Hay una línea que todo lo cambia. Depende si te ubicas frente o tras ella, las cosas se ven de una manera u otra. Traspasarla provoca un giro del guion, incluso de protagonistas. Como si fabricara una nueva película. Si el FC Barcelona en el 89’ rozaba un título que se hacía más indispensable que en otras ocasionas y le reconciliaba con el necesario éxito de vencer una final, el Athletic, con su convicción, se lo sacó del bolsillo sin que se diera cuenta. Como si lo hiciera el mismo Lupin, con su guante blanco y su carisma. Muniain la puso y Villalibre la tocó para que sonara la melodía. Dicen que no hay nada más bonito que marcar un gol en el 90’. A la misma vez, nada más trágico. El estruendo de su trompeta recordó al Barça una banda sonora que suele ser conocida en los últimos tiempos.
La justicia al mérito dice que los de Ronald Koeman no jugaron para vencer. Incómodos, sin poder plasmar su identidad. Asentados demasiado lejos de campo rival, esperaban demasiado atrás los ataques de los leones. Sin asumir riesgos. Como si las finales se jugaran con algo de pavor y no con la creencia de sus tiempos mozos. En consecuencia, se reflejaba en los atascos para hacer circular el balón y en la creación de sus tentativas ofensivas. Por ello, el primer disparo del Barça no llegó hasta el 36’. La zurda de Messi lo intentaría demasiado alejado, sin meterse en la cocina, allí donde a él le gusta guisar. Seis ocasiones en 120’, los errores en cascada y los problemas para defender a balón parado, evidenciaron el desconcierto y la falta de concentración y convencimiento.

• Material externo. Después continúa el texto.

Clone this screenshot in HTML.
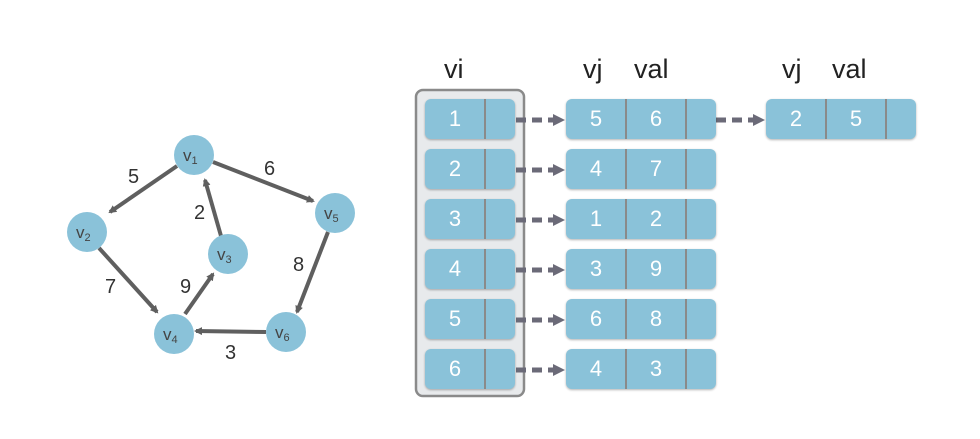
<!DOCTYPE html>
<html><head><style>
body{margin:0;width:980px;height:439px;background:#fff;position:relative;overflow:hidden;font-family:"Liberation Sans",sans-serif}
.c{position:absolute;background:#8ac2d9;border-radius:6px;box-shadow:0 1px 2px rgba(0,0,0,.3);height:40px;color:#fff;font-size:22px}
.c span{position:absolute;top:0;line-height:40px;text-align:center}
.d{position:absolute;top:0;width:2px;height:40px;background:#8a8a8a}
.h{position:absolute;font-size:27px;color:#222}
</style></head><body>
<svg width="980" height="439" style="position:absolute;left:0;top:0">
<defs><marker id="a" markerWidth="8" markerHeight="8" refX="6" refY="4" orient="auto" markerUnits="userSpaceOnUse"><path d="M0,0 L8,4 L0,8 Z" fill="#5f5f5f"/></marker>
<marker id="b" markerWidth="12" markerHeight="12" refX="11" refY="6" orient="auto" markerUnits="userSpaceOnUse"><path d="M0,0 L12,6 L0,12 Z" fill="#6b6a78"/></marker></defs>
<g stroke="#5f5f5f" stroke-width="4" marker-end="url(#a)" fill="none">
<line x1="177" y1="166" x2="110" y2="212"/>
<line x1="213" y1="162" x2="313" y2="201"/>
<line x1="221" y1="236" x2="205" y2="180"/>
<line x1="99" y1="248" x2="157" y2="312"/>
<line x1="185" y1="314" x2="213" y2="274"/>
<line x1="328" y1="232" x2="297" y2="312"/>
<line x1="266" y1="332" x2="196" y2="331"/>
</g>
<g fill="#8ac2d9">
<circle cx="194" cy="155" r="20"/><circle cx="87" cy="232" r="20"/><circle cx="228" cy="254" r="20"/>
<circle cx="174" cy="334" r="20"/><circle cx="335" cy="213" r="20"/><circle cx="286" cy="332" r="20"/>
</g>
<g font-family="Liberation Sans" fill="#444" font-size="17">
<text x="183" y="161">v<tspan font-size="11" dy="3">1</tspan></text>
<text x="76" y="238">v<tspan font-size="11" dy="3">2</tspan></text>
<text x="217" y="260">v<tspan font-size="11" dy="3">3</tspan></text>
<text x="163" y="340">v<tspan font-size="11" dy="3">4</tspan></text>
<text x="324" y="219">v<tspan font-size="11" dy="3">5</tspan></text>
<text x="275" y="338">v<tspan font-size="11" dy="3">6</tspan></text>
</g>
<g font-family="Liberation Sans" fill="#333" font-size="20">
<text x="128" y="183">5</text><text x="264" y="175">6</text><text x="194" y="219">2</text>
<text x="293" y="271">8</text><text x="105" y="293">7</text><text x="180" y="293">9</text><text x="225" y="359">3</text>
</g>
<rect x="416" y="90" width="108" height="306" rx="7" fill="#e8eaec" stroke="#8a8a8a" stroke-width="2.5"/>
<g stroke="#6b6a78" stroke-width="5" stroke-dasharray="10,6" marker-end="url(#b)">
<line x1="500" y1="120" x2="564" y2="120"/><line x1="500" y1="170" x2="564" y2="170"/>
<line x1="500" y1="220" x2="564" y2="220"/><line x1="500" y1="270" x2="564" y2="270"/>
<line x1="500" y1="320" x2="564" y2="320"/><line x1="500" y1="370" x2="564" y2="370"/>
<line x1="700" y1="120" x2="764" y2="120"/>
</g>
</svg>
<div class="h" style="left:444px;top:54px">vi</div>
<div class="h" style="left:583px;top:54px">vj</div>
<div class="h" style="left:634px;top:54px">val</div>
<div class="h" style="left:782px;top:54px">vj</div>
<div class="h" style="left:832px;top:54px">val</div>

<div class="c" style="left:425px;top:99px;width:90px"><span style="left:0;width:60px">1</span><div class="d" style="left:59px"></div></div>
<div class="c" style="left:425px;top:149px;width:90px"><span style="left:0;width:60px">2</span><div class="d" style="left:59px"></div></div>
<div class="c" style="left:425px;top:199px;width:90px"><span style="left:0;width:60px">3</span><div class="d" style="left:59px"></div></div>
<div class="c" style="left:425px;top:249px;width:90px"><span style="left:0;width:60px">4</span><div class="d" style="left:59px"></div></div>
<div class="c" style="left:425px;top:299px;width:90px"><span style="left:0;width:60px">5</span><div class="d" style="left:59px"></div></div>
<div class="c" style="left:425px;top:349px;width:90px"><span style="left:0;width:60px">6</span><div class="d" style="left:59px"></div></div>

<div class="c" style="left:566px;top:99px;width:150px"><span style="left:0;width:60px">5</span><div class="d" style="left:59px"></div><span style="left:60px;width:60px">6</span><div class="d" style="left:119px"></div></div>
<div class="c" style="left:566px;top:149px;width:150px"><span style="left:0;width:60px">4</span><div class="d" style="left:59px"></div><span style="left:60px;width:60px">7</span><div class="d" style="left:119px"></div></div>
<div class="c" style="left:566px;top:199px;width:150px"><span style="left:0;width:60px">1</span><div class="d" style="left:59px"></div><span style="left:60px;width:60px">2</span><div class="d" style="left:119px"></div></div>
<div class="c" style="left:566px;top:249px;width:150px"><span style="left:0;width:60px">3</span><div class="d" style="left:59px"></div><span style="left:60px;width:60px">9</span><div class="d" style="left:119px"></div></div>
<div class="c" style="left:566px;top:299px;width:150px"><span style="left:0;width:60px">6</span><div class="d" style="left:59px"></div><span style="left:60px;width:60px">8</span><div class="d" style="left:119px"></div></div>
<div class="c" style="left:566px;top:349px;width:150px"><span style="left:0;width:60px">4</span><div class="d" style="left:59px"></div><span style="left:60px;width:60px">3</span><div class="d" style="left:119px"></div></div>

<div class="c" style="left:766px;top:99px;width:150px"><span style="left:0;width:60px">2</span><div class="d" style="left:59px"></div><span style="left:60px;width:60px">5</span><div class="d" style="left:119px"></div></div>
</body></html>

Si el balón que empujó Villalibre no hubiera cruzado esa línea, habría sido la noche de Griezmann. El francés tendría un protagonismo en la consecución del título, que le asignaría un reconocimiento que le haría salir reforzado. No se sentiría “jodido, enfadado y triste”. A pesar de todas las dudas que dejó el Barça en el terreno de juego, el 4-3-3 se reafirmaría como la mejor opción. El papel de Messi sería recordado por un pase que fue más de media vida, en vez de dejar un recuerdo tan desagradable como el de su primera tarjeta roja con el primer equipo. Se hablaría del nivel de Araújo, como una de las mejores noticias, para confirmar que el Barça tiene central para años. O ter Stegen no se quedaría sin premio tras una actuación estelar que les llevo a la final.
Ese es el poder de los 12cm de grosor de la línea de gol. El de transformar el destino. El que en cuestión de segundos le hizo saber al Barça que estaba falto de razón y de discurso. El que pudo privar de un punto de inflexión que resultaba indispensable para construir. El que deja, de nuevo, la moral mermada a un equipo que no encuentra la confianza ni la actitud.
El Barça necesita resarcir sus daños, revelarse y hacerse dueño de su rumbo. Aceptar que, a pesar de sumar otro capítulo decepcionante, debe asumir este período de transformación y recordar los nombres propios con los que cuenta para edificar un proyecto que, cada vez, sea más sólido. Y, sobre todo, proteger esa delgada línea del fútbol que todo lo transforma, para ser capaces de escribir su propio guion y hacerlo con un final feliz. Sin que nadie lo cambie.